Lets imagine that for the n disk version, we have disks of weight 1, 2, 3, ... n. For n=3, we have disks of weight 1, 2, and 3, so we can play the game on a triangle with lengths of 6 (the total weight of all the disks).


Suppose that for rods a, b, c we use the coordinates (a,b,c) where the value of the letter represents the weight of the disks on that rod. Lets say we are trying to move the disks from a to c, which would require us to move from (6,0,0) to (0,0,6). If we follow the recursive solution above, we get a pattern like this:



If we had been playing with only two disks, we would have had a smaller triangle, and a simpler solution, You can see that the two disk solution appears twice in the three disk solution, but rotated, and these two copies of the smaller solution are linked by a move of largest disk.
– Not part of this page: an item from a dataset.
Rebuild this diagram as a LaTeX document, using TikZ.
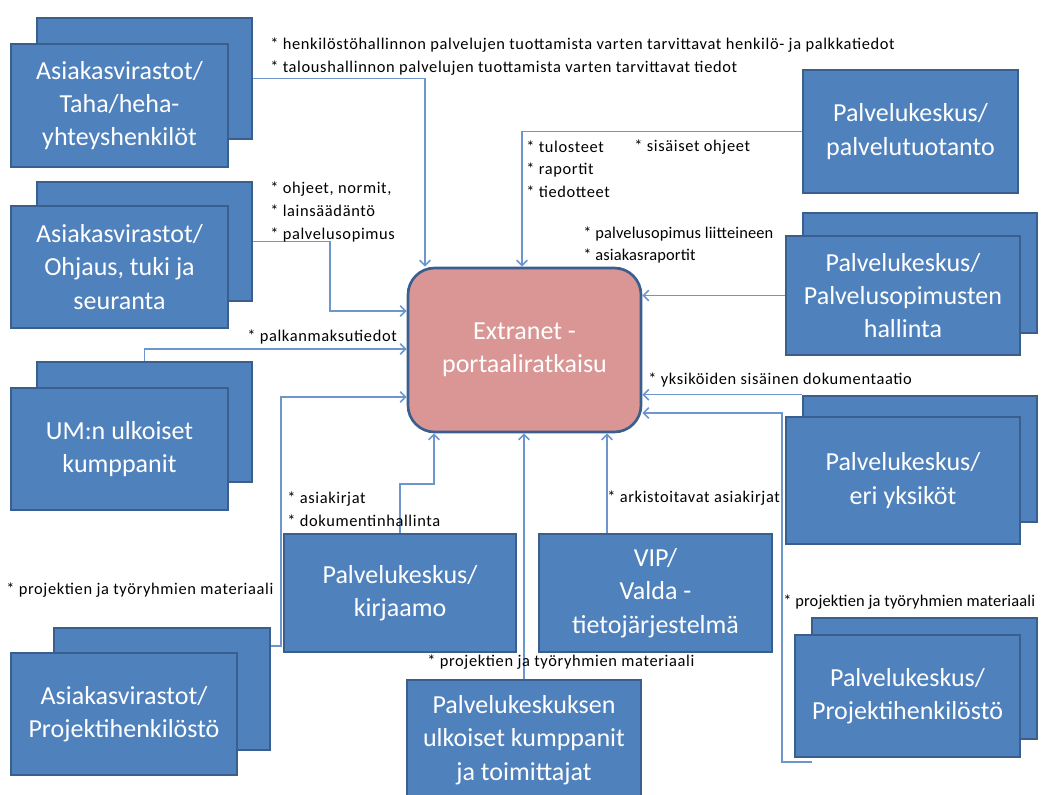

This is just as what you would expect from our algorithm (move the n-1 stack onto the 'spare' rod, move the n disk onto the target rod, then move the n-1 stack onto the target rod).


Here is the pattern up to n = 6.

Instead measuring the weight of the disks on the triangle, we could have just used each axis to count the number of disks - so for the 3 disk problem, we would have just has a triangle of sides length 3. This means that each move will have the same length (length 1), and some points that were distinct in the triangles above will now be the same.

The patterns look different, but they still exhibit the same recursive structure - each solution contains two copies of the previous solution joined by the move of the last disk.

So. trilinear coordinates provide a fun way of displaying triangle families, a helpful way of representing the classic 3 jug problem, and provide a way of seeing the "recursiveness" of the Towers of Hanoi solution. By the way, when I was manually trying to draw out solutions to the jug and Hanoi problems, I found the triangular graph paper here helpful.

Note: Trilinear coordinates are sometimes called triangluar coordinates, and sometimes barycentric - there are actually various types of these coordinate systems that are sometimes distinguished: see this note from the math forum.